Pouvez-vous deviner ce qui s'est passé ensuite ? Bien que M. Meuthen ait été considéré comme étant bien à droite de M. Petry, ses tentatives pour limiter l'influence de l'aile la plus extrême de l'AfD ont rapidement rendu sa position intenable. Comme ses prédécesseurs, il a quitté le parti qu'il dirigeait autrefois, se plaignant qu'il était devenu hostile à la constitution allemande et ouvert aux tentations totalitaires. Le véritable leader du parti, a-t-il déclaré en 2023, est désormais Björn Höcke.
Ce détour par les différents dirigeants ratés et les coups de palais de l'AfD peut sembler obscur. Mais il témoigne de la véritable nature du parti. La plupart des partis populistes de droite en Europe ont reconnu qu'ils devaient sérieusement tenter de se distancer de l'extrême droite pour augmenter leur part de voix et avoir une perspective réaliste d'entrer au gouvernement. Dans le cas de l'AfD, les voix qui rejettent fièrement cette stratégie ont, encore et encore, prouvé qu'elles avaient le dessus. La décision de Mme Le Pen de se dissocier de l'AfD à l'approche des élections européennes de cette année - au cours desquelles le principal candidat du parti, un allié clé de M. Höcke, avait défendu les membres de la SS - n'en était que la conséquence logique.
Certes, tous les hommes politiques de l'AfD ne correspondent pas au stéréotype du réactionnaire qui respire à pleine bouche et qui cherche des excuses aux nazis. Weidel, le leader relativement modéré du parti loué par Musk, par exemple, est un économiste titulaire d'un doctorat qui a travaillé pour Goldman Sachs et la Banque de Chine, parle couramment le mandarin et est marié à une Suissesse ayant des racines au Sri Lanka. Certaines positions du parti, qu'il s'agisse d'appeler à la limitation des mandats des hommes politiques ou d'interdire le financement des mosquées allemandes par des pays autoritaires comme la Turquie, sont tout à fait raisonnables. On peut toujours imaginer que l'AfD suive un jour les traces d'autres partis populistes de droite à travers l'Europe, en partie parce que cela serait probablement dans son intérêt électoral : Bien que l'AfD recueille aujourd'hui 18 % des voix, ce qui lui donne de bonnes chances de devenir le deuxième parti le plus puissant lors des élections au Bundestag prévues en février 2025, sa part de voix reste faible par rapport aux forces populistes de droite dans une grande partie de l'Europe.
Mais ce qui pourrait se produire à l'avenir ne s'est pas encore concrétisé. Pour l'instant, le centre de gravité au sein du parti se trouve chez ceux qui flirtent constamment avec le racisme, l'antisémitisme et la nostalgie du Troisième Reich.
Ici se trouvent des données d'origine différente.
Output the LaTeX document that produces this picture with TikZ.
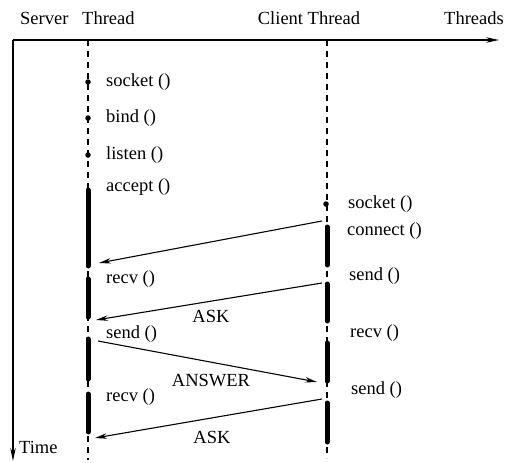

Entre-temps, les « modérés » du parti ont tiré les leçons du sort réservé à Lucke, Petry et Meuthen : S'ils ne veulent pas être chassés, ils ne doivent pas critiquer les extrémistes et les fanatiques dans leurs propres rangs.
Alors, oui, Elon : l'AfD est bel et bien d'extrême droite.
Musk adore affirmer que « X est le média maintenant ». Mais dans le cas des médias comme dans celui des partis politiques, deux choses peuvent être vraies en même temps : Les élus sont profondément, scandaleusement défectueux. Et leurs adversaires sont souvent encore pires.
Pour l'essentiel, ce que je retiens de tout cela, c'est qu'il faut faire le dur travail de réformer les institutions courantes. Nous ne devrions pas applaudir à la chute des partis politiques modérés ou à la faillite des grands médias. Nous devrions plutôt exiger des partis politiques modérés qu'ils s'efforcent davantage de résoudre les problèmes graves et de répondre aux opinions des électeurs. De même, nous devrions pousser des publications comme le New York Times jusqu'à ce que ses journalistes se montrent à nouveau à la hauteur des vertus auxquelles les membres de leur corporation ont traditionnellement aspiré.
Ce n'est pas la seule stratégie légitime. Il est également justifié de consacrer de l'énergie à la création d'alternatives politiques et journalistiques au courant dominant. Peut-être que des institutions nouvelles et meilleures peuvent supplanter les anciennes - ou peut-être que les nouvelles alternatives peuvent au moins créer la concurrence qui forcera les détenteurs à corriger le cap. (Il se trouve que cela faisait partie de la mission fondatrice de Persuasion).
Mais tous ces efforts sont voués à l'échec s'ils ne sont pas ancrés dans la réalité. Ce n'est pas en accréditant de fausses affirmations sur les véritables motivations de terroristes meurtriers que l'on va régler quoi que ce soit. Pas plus que de prétendre que l'un des partis politiques les plus extrêmes d'Europe occidentale partage son idéologie avec Barack Obama.